### GIVEN DATA
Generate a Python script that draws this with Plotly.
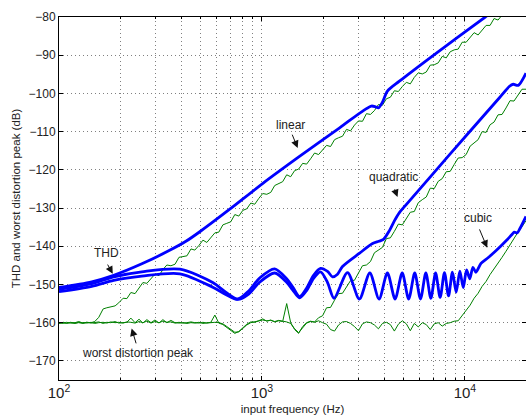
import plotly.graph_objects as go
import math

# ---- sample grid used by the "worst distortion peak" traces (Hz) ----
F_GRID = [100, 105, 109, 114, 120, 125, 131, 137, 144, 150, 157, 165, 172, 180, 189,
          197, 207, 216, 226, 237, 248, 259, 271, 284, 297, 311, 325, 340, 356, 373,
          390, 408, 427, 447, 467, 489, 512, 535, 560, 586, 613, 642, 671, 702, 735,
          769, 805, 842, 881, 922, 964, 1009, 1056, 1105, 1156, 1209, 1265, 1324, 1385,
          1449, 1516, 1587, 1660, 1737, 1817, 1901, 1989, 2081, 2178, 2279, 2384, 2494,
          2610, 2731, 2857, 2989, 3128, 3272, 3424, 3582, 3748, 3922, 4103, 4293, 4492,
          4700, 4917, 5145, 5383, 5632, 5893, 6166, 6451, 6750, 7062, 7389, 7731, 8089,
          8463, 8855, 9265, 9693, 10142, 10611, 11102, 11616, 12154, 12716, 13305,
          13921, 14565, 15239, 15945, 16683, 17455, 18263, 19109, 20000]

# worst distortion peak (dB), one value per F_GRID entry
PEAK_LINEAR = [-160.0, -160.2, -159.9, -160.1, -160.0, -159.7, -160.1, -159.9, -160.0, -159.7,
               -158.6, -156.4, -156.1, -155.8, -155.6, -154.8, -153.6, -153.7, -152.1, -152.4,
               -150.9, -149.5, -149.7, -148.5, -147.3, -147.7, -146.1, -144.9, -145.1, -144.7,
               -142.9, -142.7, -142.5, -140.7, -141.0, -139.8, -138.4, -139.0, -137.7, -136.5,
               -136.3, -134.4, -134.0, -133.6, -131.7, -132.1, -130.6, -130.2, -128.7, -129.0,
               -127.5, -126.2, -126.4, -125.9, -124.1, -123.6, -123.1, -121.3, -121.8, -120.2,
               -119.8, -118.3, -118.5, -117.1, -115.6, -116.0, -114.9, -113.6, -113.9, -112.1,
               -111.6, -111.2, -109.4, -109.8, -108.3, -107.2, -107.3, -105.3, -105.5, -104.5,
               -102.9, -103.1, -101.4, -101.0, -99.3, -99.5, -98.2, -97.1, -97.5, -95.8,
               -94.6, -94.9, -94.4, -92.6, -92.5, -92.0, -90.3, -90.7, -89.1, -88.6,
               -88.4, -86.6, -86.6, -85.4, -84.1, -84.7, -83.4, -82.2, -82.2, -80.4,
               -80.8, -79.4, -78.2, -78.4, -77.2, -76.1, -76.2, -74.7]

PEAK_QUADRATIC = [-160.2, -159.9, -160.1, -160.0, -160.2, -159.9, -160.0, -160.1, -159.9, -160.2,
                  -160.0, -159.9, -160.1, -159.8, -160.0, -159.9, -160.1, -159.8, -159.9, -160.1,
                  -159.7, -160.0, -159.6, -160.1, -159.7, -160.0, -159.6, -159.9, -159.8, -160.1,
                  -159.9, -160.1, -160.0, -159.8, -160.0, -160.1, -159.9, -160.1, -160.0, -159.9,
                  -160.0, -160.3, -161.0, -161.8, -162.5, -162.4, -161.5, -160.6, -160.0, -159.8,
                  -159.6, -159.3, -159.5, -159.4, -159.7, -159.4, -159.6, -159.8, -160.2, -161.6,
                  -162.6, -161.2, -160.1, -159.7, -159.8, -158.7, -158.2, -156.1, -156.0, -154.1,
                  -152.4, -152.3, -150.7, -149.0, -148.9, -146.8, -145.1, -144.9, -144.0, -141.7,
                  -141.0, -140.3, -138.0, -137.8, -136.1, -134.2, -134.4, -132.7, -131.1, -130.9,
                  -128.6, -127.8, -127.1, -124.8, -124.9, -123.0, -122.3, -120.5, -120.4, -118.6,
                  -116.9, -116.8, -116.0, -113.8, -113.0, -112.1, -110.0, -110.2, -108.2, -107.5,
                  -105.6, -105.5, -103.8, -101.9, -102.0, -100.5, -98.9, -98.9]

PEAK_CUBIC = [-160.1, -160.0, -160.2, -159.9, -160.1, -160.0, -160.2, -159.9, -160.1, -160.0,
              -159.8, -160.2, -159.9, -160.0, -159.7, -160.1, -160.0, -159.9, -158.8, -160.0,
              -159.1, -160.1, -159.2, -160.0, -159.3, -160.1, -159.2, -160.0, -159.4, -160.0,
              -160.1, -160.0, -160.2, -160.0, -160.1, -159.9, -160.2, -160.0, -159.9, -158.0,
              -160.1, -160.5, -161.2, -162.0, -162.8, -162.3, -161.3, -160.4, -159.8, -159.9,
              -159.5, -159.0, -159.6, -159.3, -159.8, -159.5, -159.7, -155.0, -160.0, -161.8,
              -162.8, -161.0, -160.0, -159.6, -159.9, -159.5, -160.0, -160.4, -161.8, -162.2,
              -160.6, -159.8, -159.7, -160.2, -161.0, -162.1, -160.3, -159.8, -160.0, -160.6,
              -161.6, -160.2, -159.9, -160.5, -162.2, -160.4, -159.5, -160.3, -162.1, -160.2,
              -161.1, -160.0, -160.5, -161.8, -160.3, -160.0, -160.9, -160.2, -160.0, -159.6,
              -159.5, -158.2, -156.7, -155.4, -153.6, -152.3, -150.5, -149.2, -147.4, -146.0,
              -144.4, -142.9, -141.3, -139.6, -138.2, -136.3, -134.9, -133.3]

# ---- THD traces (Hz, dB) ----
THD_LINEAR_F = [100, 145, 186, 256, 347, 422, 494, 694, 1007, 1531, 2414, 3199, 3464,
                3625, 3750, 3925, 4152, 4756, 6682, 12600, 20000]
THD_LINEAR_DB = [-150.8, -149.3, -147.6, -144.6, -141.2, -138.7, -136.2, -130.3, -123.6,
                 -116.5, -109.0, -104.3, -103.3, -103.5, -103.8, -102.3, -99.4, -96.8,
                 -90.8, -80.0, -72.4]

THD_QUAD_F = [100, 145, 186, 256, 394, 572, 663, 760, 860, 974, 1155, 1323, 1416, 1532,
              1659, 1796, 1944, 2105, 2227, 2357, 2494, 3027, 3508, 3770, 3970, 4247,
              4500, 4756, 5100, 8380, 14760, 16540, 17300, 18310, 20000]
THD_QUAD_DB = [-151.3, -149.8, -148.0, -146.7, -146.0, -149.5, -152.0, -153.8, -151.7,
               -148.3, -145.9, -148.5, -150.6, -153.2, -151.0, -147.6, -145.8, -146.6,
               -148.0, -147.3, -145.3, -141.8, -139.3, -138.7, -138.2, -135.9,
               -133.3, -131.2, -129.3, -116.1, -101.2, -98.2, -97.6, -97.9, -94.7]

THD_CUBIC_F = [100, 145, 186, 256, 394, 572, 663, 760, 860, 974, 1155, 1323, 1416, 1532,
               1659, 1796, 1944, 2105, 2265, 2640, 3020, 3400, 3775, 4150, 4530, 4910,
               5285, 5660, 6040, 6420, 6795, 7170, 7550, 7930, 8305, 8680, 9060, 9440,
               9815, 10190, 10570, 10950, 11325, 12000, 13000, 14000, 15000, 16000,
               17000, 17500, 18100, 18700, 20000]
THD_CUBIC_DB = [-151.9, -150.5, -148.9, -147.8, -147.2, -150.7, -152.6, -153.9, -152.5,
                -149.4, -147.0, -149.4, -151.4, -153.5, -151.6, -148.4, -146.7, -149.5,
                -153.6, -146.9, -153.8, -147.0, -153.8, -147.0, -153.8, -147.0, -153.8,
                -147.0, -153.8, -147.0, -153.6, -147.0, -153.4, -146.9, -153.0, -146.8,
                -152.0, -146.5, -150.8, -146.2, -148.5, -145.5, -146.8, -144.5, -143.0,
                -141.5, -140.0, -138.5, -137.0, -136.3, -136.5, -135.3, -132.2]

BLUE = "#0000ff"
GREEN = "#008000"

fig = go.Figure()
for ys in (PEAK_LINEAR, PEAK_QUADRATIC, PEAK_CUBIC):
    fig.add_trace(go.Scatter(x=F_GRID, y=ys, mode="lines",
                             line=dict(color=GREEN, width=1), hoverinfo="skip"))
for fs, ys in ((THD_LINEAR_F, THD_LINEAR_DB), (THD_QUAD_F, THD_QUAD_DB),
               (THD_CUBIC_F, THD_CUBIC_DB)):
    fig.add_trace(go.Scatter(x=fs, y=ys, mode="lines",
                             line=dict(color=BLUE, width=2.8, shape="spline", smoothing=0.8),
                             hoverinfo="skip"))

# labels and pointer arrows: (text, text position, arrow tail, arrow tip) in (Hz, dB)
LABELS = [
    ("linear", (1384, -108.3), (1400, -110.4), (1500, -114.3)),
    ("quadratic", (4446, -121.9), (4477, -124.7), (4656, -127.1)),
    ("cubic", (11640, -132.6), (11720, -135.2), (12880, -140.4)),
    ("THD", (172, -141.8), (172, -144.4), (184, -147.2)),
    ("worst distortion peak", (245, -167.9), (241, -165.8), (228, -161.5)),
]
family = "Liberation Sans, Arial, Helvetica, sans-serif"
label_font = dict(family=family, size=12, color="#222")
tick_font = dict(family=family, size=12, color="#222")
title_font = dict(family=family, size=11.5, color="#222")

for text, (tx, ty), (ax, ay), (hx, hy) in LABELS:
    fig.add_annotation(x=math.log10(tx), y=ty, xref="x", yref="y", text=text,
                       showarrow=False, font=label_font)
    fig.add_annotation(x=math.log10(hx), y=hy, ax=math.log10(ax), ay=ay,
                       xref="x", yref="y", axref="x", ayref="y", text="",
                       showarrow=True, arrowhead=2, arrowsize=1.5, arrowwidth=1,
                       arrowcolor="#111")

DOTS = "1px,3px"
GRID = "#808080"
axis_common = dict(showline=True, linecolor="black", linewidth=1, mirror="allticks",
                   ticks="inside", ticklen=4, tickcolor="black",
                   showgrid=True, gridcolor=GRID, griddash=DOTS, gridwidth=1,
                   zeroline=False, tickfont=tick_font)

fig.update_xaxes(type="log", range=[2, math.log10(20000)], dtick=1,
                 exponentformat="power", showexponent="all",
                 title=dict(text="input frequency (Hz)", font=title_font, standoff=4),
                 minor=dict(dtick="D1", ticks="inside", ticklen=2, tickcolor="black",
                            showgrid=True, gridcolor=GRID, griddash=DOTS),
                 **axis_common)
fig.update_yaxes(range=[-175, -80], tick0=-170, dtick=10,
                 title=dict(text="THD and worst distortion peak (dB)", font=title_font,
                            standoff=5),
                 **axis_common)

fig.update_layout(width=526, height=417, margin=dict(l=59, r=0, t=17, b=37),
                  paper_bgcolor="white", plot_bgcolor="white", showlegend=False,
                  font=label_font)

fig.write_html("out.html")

### EXERCISE PROMPT
Reproduce exactly the run of lines that opens the listing and closes with the line holding "13921, 14565, 15239, 15945, 16683, 17455, 18263, 19109, 20000]". Pictures are excluded.

### WRITTEN SOLUTION
Generate a Python script that draws this with Plotly.
import plotly.graph_objects as go
import math

# ---- sample grid used by the "worst distortion peak" traces (Hz) ----
F_GRID = [100, 105, 109, 114, 120, 125, 131, 137, 144, 150, 157, 165, 172, 180, 189,
          197, 207, 216, 226, 237, 248, 259, 271, 284, 297, 311, 325, 340, 356, 373,
          390, 408, 427, 447, 467, 489, 512, 535, 560, 586, 613, 642, 671, 702, 735,
          769, 805, 842, 881, 922, 964, 1009, 1056, 1105, 1156, 1209, 1265, 1324, 1385,
          1449, 1516, 1587, 1660, 1737, 1817, 1901, 1989, 2081, 2178, 2279, 2384, 2494,
          2610, 2731, 2857, 2989, 3128, 3272, 3424, 3582, 3748, 3922, 4103, 4293, 4492,
          4700, 4917, 5145, 5383, 5632, 5893, 6166, 6451, 6750, 7062, 7389, 7731, 8089,
          8463, 8855, 9265, 9693, 10142, 10611, 11102, 11616, 12154, 12716, 13305,
          13921, 14565, 15239, 15945, 16683, 17455, 18263, 19109, 20000]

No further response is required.